A delegation comprised of US Senators Tammy Duckworth, Christoper Coons and Dan Sullivan pose for photographs with Taiwan’s Foreign Minister Joseph Wu following their arrival at the Songshan Airport in Taipei in June 2021 / © POOL/AFP/File
US Secretary of State Antony Blinken on Tuesday urged United Nations member states to include Taiwan in more UN institutions, despite opposition from China.
"Taiwan has not been permitted to contribute to UN efforts," Blinken said in a statement. "We encourage all UN member states to join us in supporting Taiwan's robust, meaningful participation throughout the UN system and in the international community."
Blinken pointed to Taiwan's exclusion from meetings associated with the International Civil Aviation Organization and the World Health Organization.
He noted that Taiwan was hailed for its "world-class" response to Covid-19 and that tens of millions of passengers go through the island's airports each year.
"Taiwan has become a democratic success story," Blinken said. "We are among the many UN member states who view Taiwan as a valued partner and trusted friend."
Blinken's statement reiterates longstanding US policy but comes amid heightened tensions over Taiwan, with Beijing earlier this month making a record number of incursions near the island.
President Joe Biden last week also said that the United States was ready to defend Taiwan from any Chinese invasion, comments quickly walked back by the White House amid warnings from China.
China considers Taiwan -- where the mainland's defeated nationalists fled in 1949 -- to be a province awaiting reunification, by force if necessary.
President Xi Jinping has taken a more nationalistic tone, raising fears that talk of an invasion is increasingly not hypothetical.
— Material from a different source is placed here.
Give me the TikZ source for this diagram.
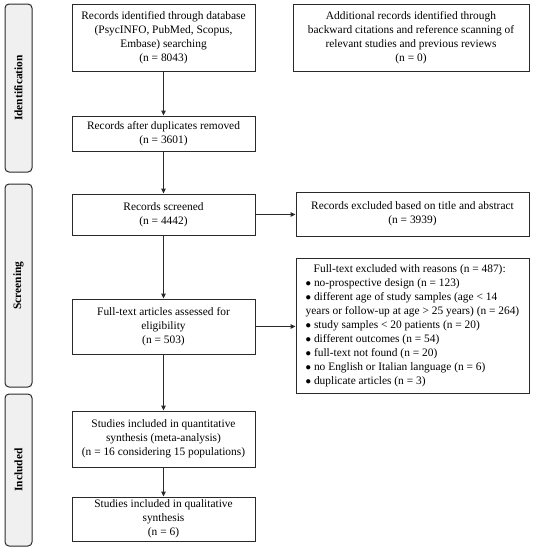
\documentclass[tikz,border=0pt]{standalone}
\usepackage{fontspec}
\setmainfont{Liberation Serif}
\usetikzlibrary{arrows.meta}
\definecolor{phasefill}{HTML}{F0F0F0}
\definecolor{edge}{HTML}{2A2A2A}
\tikzset{
  box/.style={draw=edge, line width=1pt, fill=white, align=center, inner sep=2pt, font=\fontsize{11.4}{14}\selectfont},
  phase/.style={draw=edge, line width=1pt, fill=phasefill, rounded corners=4pt, minimum width=27pt, rotate=90, font=\fontsize{11.4}{12}\selectfont\bfseries},
  arr/.style={draw=edge, line width=1pt, -{Triangle[length=5pt,width=4.5pt]}}
}
\begin{document}
\begin{tikzpicture}[x=1pt,y=-1pt]
\useasboundingbox (0,0) rectangle (534,550);
% phase boxes
\node[phase, minimum width=168pt, minimum height=27pt] (pid) at (18.5,88) {Identification};
\node[phase, minimum width=203pt, minimum height=27pt] (psc) at (18.5,285.5) {Screening};
\node[phase, minimum width=152pt, minimum height=27pt] (pin) at (18.5,470) {Included};
% boxes
\node[box, minimum width=183pt, minimum height=67pt] (a) at (163.5,37.5) {Records identified through database\\(PsycINFO, PubMed, Scopus,\\Embase) searching\\(n = 8043)};
\node[box, minimum width=236pt, minimum height=67pt] (c) at (411,37.5) {Additional records identified through\\backward citations and reference scanning of\\relevant studies and previous reviews\\(n = 0)};
\node[box, minimum width=183pt, minimum height=35pt] (b) at (163.5,133.5) {Records after duplicates removed\\(n = 3601)};
\node[box, minimum width=183pt, minimum height=41pt] (d) at (163.5,214.5) {Records screened\\(n = 4442)};
\node[box, minimum width=233pt, minimum height=44pt] (e) at (412.5,214) {Records excluded based on title and abstract\\(n = 3939)};
\node[box, minimum width=183pt, minimum height=55pt] (f) at (163.5,326.5) {Full-text articles assessed for\\eligibility\\(n = 503)};
\node[box, minimum width=233pt, minimum height=135pt, align=left] (g) at (412.5,325.5) {\hspace*{8pt}Full-text excluded with reasons (n = 487):\\
$\bullet$ no-prospective design (n = 123)\\
$\bullet$ different age of study samples (age < 14\\
years or follow-up at age > 25 years) (n = 264)\\
$\bullet$ study samples < 20 patients (n = 20)\\
$\bullet$ different outcomes (n = 54)\\
$\bullet$ full-text not found (n = 20)\\
$\bullet$ no English or Italian language (n = 6)\\
$\bullet$ duplicate articles (n = 3)};
\node[box, minimum width=183pt, minimum height=56pt] (h) at (163.5,439) {Studies included in quantitative\\synthesis (meta-analysis)\\(n = 16 considering 15 populations)};
\node[box, minimum width=183pt, minimum height=44pt] (i) at (163.5,519) {Studies included in qualitative\\synthesis\\(n = 6)};
% arrows
\draw[arr] (a) -- (b);
\draw[arr] (b) -- (d);
\draw[arr] (d) -- (f);
\draw[arr] (f) -- (h);
\draw[arr] (h) -- (i);
\draw[arr] (d.east) -- (e.west |- d.east);
\draw[arr] (f.east) -- (g.west |- f.east);
\end{tikzpicture}
\end{document}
The United States switched recognition in 1979 to Beijing, and Blinken in his statement reiterated that the United States retains a one-China policy.
Under the Taiwan Relations Act passed by Congress during the switch of recognition, the United States is required to provide weapons to Taiwan for its self-defense although it is ambiguous on whether Washington would intervene militarily if China attacks.
China, which wields veto power at the Security Council, routinely exercises its weight to prevent any semblance of UN legitimacy for Taiwan.
Only 14 nations, all in the developing world, and the Vatican maintain diplomatic relations with Taiwan.